An awesomely active day at Lawn Hill Gorge began with a dawn trek to the upper Gorge. Our girls happily walked 3 hours of outback exploration at breakfast time to be reward with stunning views and rich colours of this oasis. Back at camp we were lucky to our Allambie Heights friends had recommended we introduce ourselves to Debbie and Jason who had taken their family to Lawn Hill and the challenge of managing the National Park Ranger Station. Our kids and their kids  were soon riding bikes around and learning about growing up in the remote outback and we had a great chat to Jason and Debbie about their life in Queensland’s remotest National Park. An afternoon kayaking on the gorge was the perfect end to a very active day. The sort of outdoor adventuring that we came out here to share with the kids. The very helpful workshop at nearby Adels Grove campground remarkably had a spare tyre in stock and so we could resume our planned journey through the remote Gulf Country with a full quota of spares.

The drive to from Lawn Hill to Hells Gate was uneventful except for the notable lack of good roads or traffic. The only other people we saw at a roadhouse sported an impressive set of facial tattoos, enough to send Mike Tyson back to jail for some more tattoo inspiration. We opted out of remote free camping and chose to camp next to a roadhouse and about about as remote as we can get. Probably 1400km to Darwin and 1000km back the other way to Cairns and bugger all in between, love it!

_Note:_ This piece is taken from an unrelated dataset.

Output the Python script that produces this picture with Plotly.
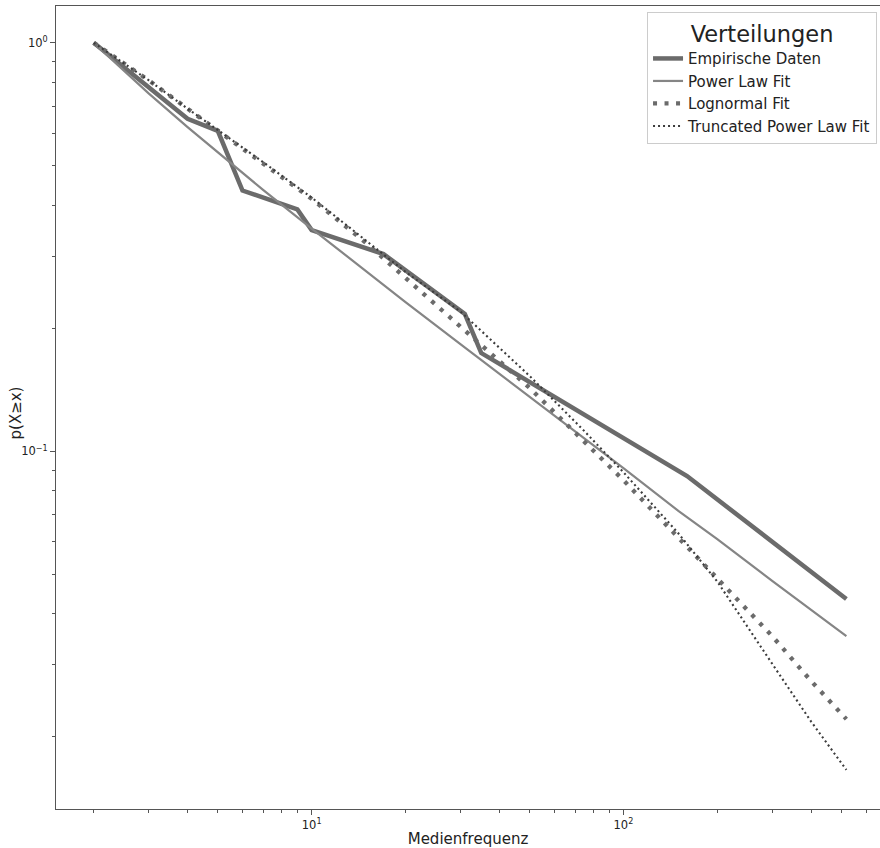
import plotly.graph_objects as go

# Empirical CCDF
emp_x = [2, 4, 5, 6, 9, 10, 17, 31, 35, 160, 519]
emp_y = [1.0, 0.652, 0.609, 0.435, 0.391, 0.348, 0.304, 0.217, 0.174, 0.087, 0.0435]

# Fit curves
fit_x = [2, 3, 4, 5, 7, 10, 15, 20, 30, 50, 75, 100, 150, 200, 300, 400, 519]
power_y = [1.0, 0.752, 0.622, 0.539, 0.436, 0.351, 0.275, 0.232, 0.183, 0.136, 0.107,
           0.091, 0.0715, 0.061, 0.0482, 0.0409, 0.0353]
lognorm_y = [1.0, 0.81, 0.69, 0.61, 0.508, 0.415, 0.323, 0.265, 0.202, 0.143, 0.106,
             0.085, 0.0615, 0.0489, 0.0353, 0.0274, 0.0221]
trunc_y = [1.0, 0.81, 0.69, 0.612, 0.51, 0.418, 0.328, 0.275, 0.220, 0.153, 0.112,
           0.0889, 0.063, 0.048, 0.0302, 0.0218, 0.0166]

names = ["Empirische Daten", "Power Law Fit", "Lognormal Fit", "Truncated Power Law Fit"]
x_title = "Medienfrequenz"
y_title = "p(X\u2265x)"

fig = go.Figure()
fig.add_trace(go.Scatter(x=emp_x, y=emp_y, mode="lines", name=names[0],
                         line=dict(color="#6b6b6b", width=4.5)))
fig.add_trace(go.Scatter(x=fit_x, y=power_y, mode="lines", name=names[1],
                         line=dict(color="#858585", width=2.2)))
fig.add_trace(go.Scatter(x=fit_x, y=lognorm_y, mode="lines", name=names[2],
                         line=dict(color="#6b6b6b", width=4.3, dash="4px,7.5px")))
fig.add_trace(go.Scatter(x=fit_x, y=trunc_y, mode="lines", name=names[3],
                         line=dict(color="#3c3c3c", width=2.1, dash="2px,3px")))

font = "DejaVu Sans, Liberation Sans, sans-serif"

x_minor = list(range(2, 10)) + list(range(20, 100, 10)) + list(range(200, 700, 100))
y_minor = [0.02, 0.03, 0.04, 0.05, 0.06, 0.07, 0.08, 0.09, 0.2, 0.3, 0.4, 0.5, 0.6, 0.7, 0.8, 0.9]

fig.update_layout(
    width=880, height=848,
    margin=dict(l=56, r=0, t=6, b=36),
    paper_bgcolor="white", plot_bgcolor="white",
    font=dict(family=font, color="#222", size=11),
    showlegend=True,
    legend=dict(
        x=0.9964, y=0.9926, xanchor="right", yanchor="top",
        bgcolor="rgba(255,255,255,0.9)", bordercolor="#cccccc", borderwidth=1,
        font=dict(family=font, size=15, color="#222"),
        title=dict(text="Verteilungen", font=dict(family=font, size=22.5, color="#222"),
                   side="top center"),
        itemwidth=30,
        tracegroupgap=0,
    ),
    xaxis=dict(
        type="log", range=[0.180, 2.823],
        showgrid=False, zeroline=False,
        showline=True, linecolor="#555", linewidth=1, mirror=True,
        ticks="outside", ticklen=5, tickcolor="#555",
        tickvals=[10, 100], ticktext=["10<sup>1</sup>", "10<sup>2</sup>"],
        tickfont=dict(family=font, size=11.5, color="#222"),
        minor=dict(ticks="outside", ticklen=3, tickcolor="#555", tickvals=x_minor, showgrid=False),
        title=dict(text=x_title, font=dict(family=font, size=15, color="#222"), standoff=6),
    ),
    yaxis=dict(
        type="log", range=[-1.8756, 0.0902],
        showgrid=False, zeroline=False,
        showline=True, linecolor="#555", linewidth=1,
        ticks="outside", ticklen=5, tickcolor="#555",
        tickvals=[1, 0.1], ticktext=["10<sup>0</sup>", "10<sup>\u22121</sup>"],
        tickfont=dict(family=font, size=11.5, color="#222"),
        minor=dict(ticks="outside", ticklen=3, tickcolor="#555", tickvals=y_minor, showgrid=False),
    ),
    annotations=[dict(
        text=y_title, textangle=-90, showarrow=False,
        xref="paper", yref="paper", x=-0.0485, y=0.4926,
        xanchor="center", yanchor="middle",
        font=dict(family=font, size=15, color="#222"),
    )],
)

fig.write_html("out.html", config={"displayModeBar": False},
               post_script="document.body.style.margin='0px';document.body.style.overflow='hidden';")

Lorella Springs was a mission to get to, but worth it. A Gulf Cattle Station that has opened to tourism, like a mini private run Kakadu. Not much of a wet season this year so it was pretty dry, but we still found some joy at the main Lorella Springs and the more remote Nannys Place. A few nights were required here before took on the drive west toward toward the Top End again - more on that in later posts!